Kamis, 01 Oktober 2015

Impor Pangan Sama dengan Bunuh Diri Massal Petani

Rabu, 30 September 2015

Beberapa waktu yang lalu diadakan pertemuan antara wakil Presiden, Menteri Negara BUMN, Menteri Pertanian, dan Direktur Utama BULOG yang diperkirakan membahas persediaan beras dan dampak iklim ekstrim El Nino. Seusai pertemuan, Wapres Jusuf Kalla memberi isyarat bahwa impor beras dapat dilakukan jika pasokan dan stok beras tidak mencukupi. Namun selang sehari, Presiden Joko Widodo menyatakan bahwa pemerintah belum memutuskan untuk impor beras. Terakhir Ketua MPR menimpali, kalau kurang beras sebenarnya memang lakukan saja impor beras.

Sikap banci pemerintah di bidang pangan dan pertanian untuk impor atau tidak impor beras di atas hendaknya segera diubah. Hal ini mengingat bahwa pertanian pangan melibatkan banyak faktor dan pada prakteknya membutuhkan kepastian. Selain itu sebagai komoditas yang sensitif dari segi harga dan stok, bidang pangan mengharuskan kesiapan, kecermatan, dan keandalan dalam mengendalikan berbagai variabel makro politik, sosial, ekonomi, dan budaya.

MENGALAMI MALAPETAKA

Akan tetapi setelah Bung Karno menyatakan bahwa pangan adalah soal hidup-matinya bangsa, rezim-rezim berikutnya tidak secara konsisten dan konsekuen melaksanakan amanat tersebut. Rezim Suharto menaruh minat terhadap swasembada pangan, tetapi di lain pihak membiarkan potensi pertanian tergerus oleh pembangunan sektor lainnya. Setelah reformasi sejak era Gus Dur sampai rezim sekarang, dalam urusan pangan, pemerintah masih terbatas meneriakkan slogan dan bertindak plin-plan.

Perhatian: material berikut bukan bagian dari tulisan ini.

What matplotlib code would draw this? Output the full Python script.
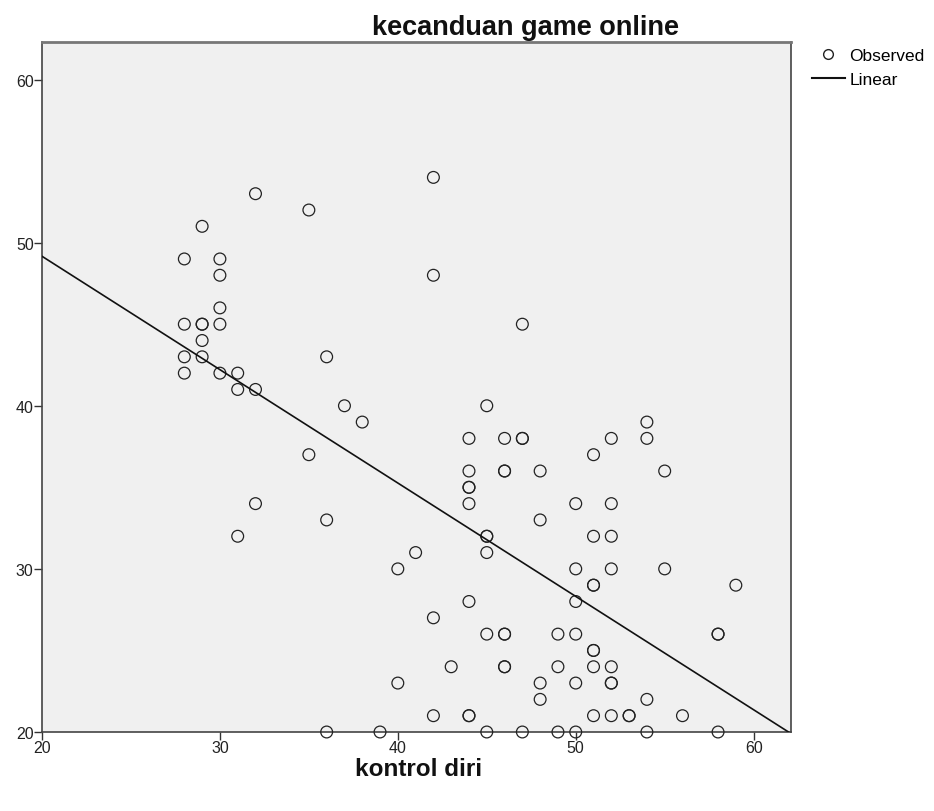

Pada tahun 1952 saat peletakan batu pertama Institut Pertanian Bogor (IPB) Bung Karno berpidato: “Rakyat Indonesia akan mengalami celaka, bencana, malapetaka dalam waktu dekat, kalau soal makanan rakyat tidak segera dipecahkan. Sedangkan soal persediaan makanan rakyat ini bagi kita adalah soal hidup atau mati. Camkan, sekali lagi camkan, kalau kita tidak camkan soal makanan rakyat ini secara besar-besaran, secara radikal, dan revolusioner; kita akan mengalami malapetaka”.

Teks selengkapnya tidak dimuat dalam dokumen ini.